The integration question

The value of the acquisition will depend heavily on how quickly and cleanly Adyen can embed Orb's capabilities into its core platform. Bolting on a billing product as a loosely connected add-on would offer limited advantage over the status quo, where merchants simply connect separate billing and payments vendors via APIs. A deep integration, where billing events flow natively into payment orchestration, would be a more compelling proposition.

Adyen's acquisition appetite: a strategic shift

For most of its history as a public company, Adyen resisted acquisitions. Its leadership argued that building technology internally produced better, more coherent products. That philosophy helped Adyen attract enterprise clients such as Microsoft, Uber, and eBay, who valued the platform's unified architecture.

Two deals in the space of months represents a meaningful change. The shift likely reflects competitive pressure. The payments industry has consolidated rapidly, with rivals assembling broader platforms through acquisition. Stripe has expanded into billing, treasury, and identity. PayPal has pursued commerce tools. Standing still on organic growth alone risked leaving Adyen with a narrower product set than its peers.

Adyen's financial position supports an acquisitive phase. With €1.8 billion in net revenue for FY 2025, the company has the balance sheet to absorb a $335 million deal without significant strain. Whether further acquisitions follow will signal how far the strategic pivot extends.

What this means for SME and scale-up customers

For mid-market and scale-up businesses already on Adyen's platform, the Orb acquisition could simplify vendor management. Companies currently stitching together separate billing and payments providers may eventually be able to consolidate onto a single platform, reducing integration overhead and potentially lowering total cost.

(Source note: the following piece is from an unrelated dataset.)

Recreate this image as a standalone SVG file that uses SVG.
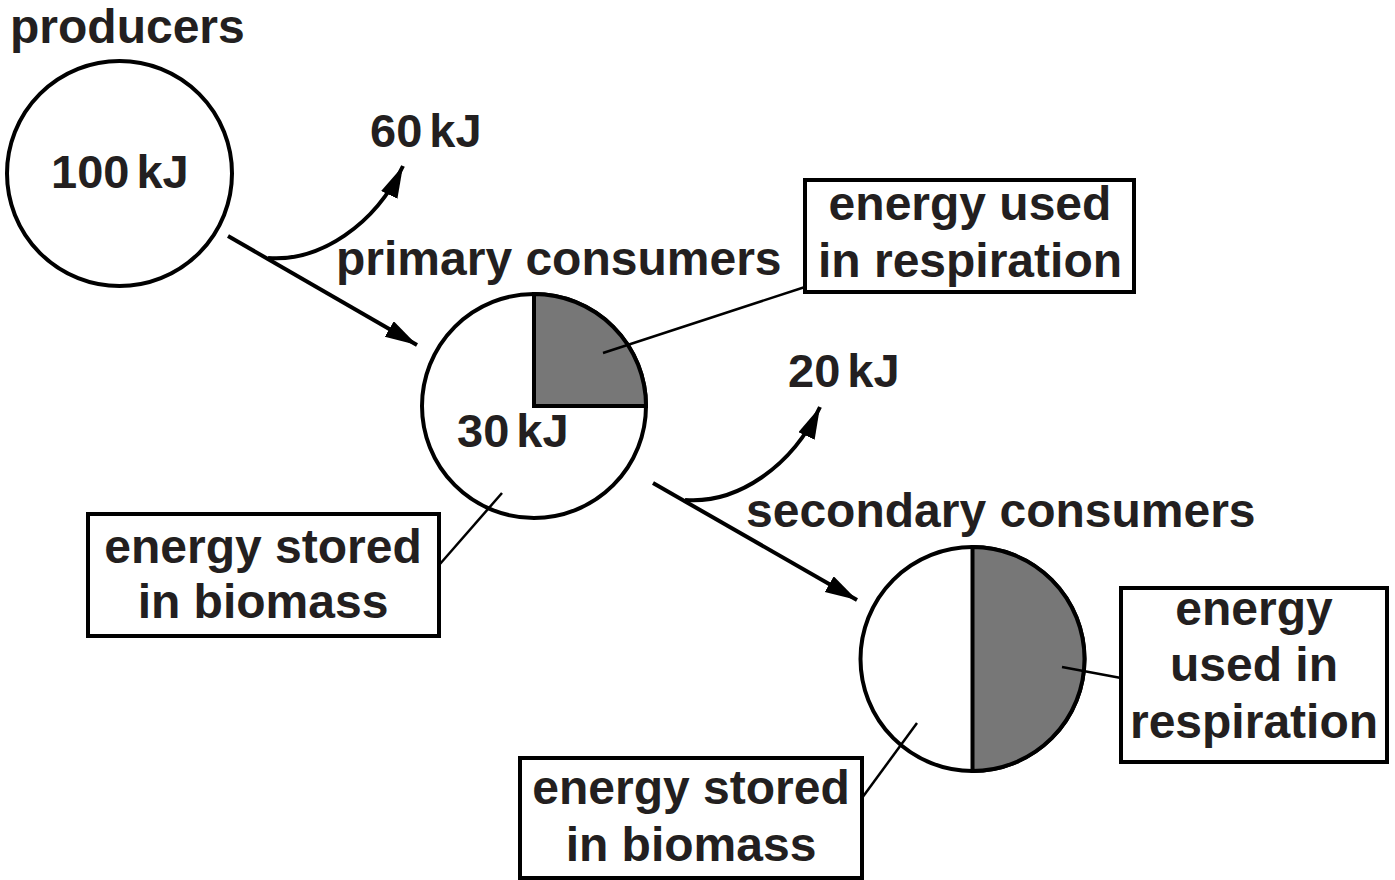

The benefits are most obvious for businesses with complex pricing. A SaaS company charging per seat on a simple monthly cycle has less to gain than one billing customers based on API usage, data volume, or compute hours. The latter category is growing quickly, particularly among AI-native firms.

There are reasons for caution, however. Acquisitions take time to integrate. Orb's platform was built as a standalone product; adapting it to work seamlessly within Adyen's infrastructure will require engineering effort. Early adopters may face teething problems.

The competitive implications also bear watching. If Adyen bundles billing into its payments pricing, it could put pressure on standalone billing providers and alter the economics for companies such as Zuora. Equally, it could prompt Stripe to deepen its own billing capabilities, benefiting the broader market through competition.

For finance directors and operators evaluating their payments and billing architecture, the deal does not demand immediate action. It does, however, signal that the boundary between payments and billing is dissolving, and that the next generation of payment platforms will look materially different from today's.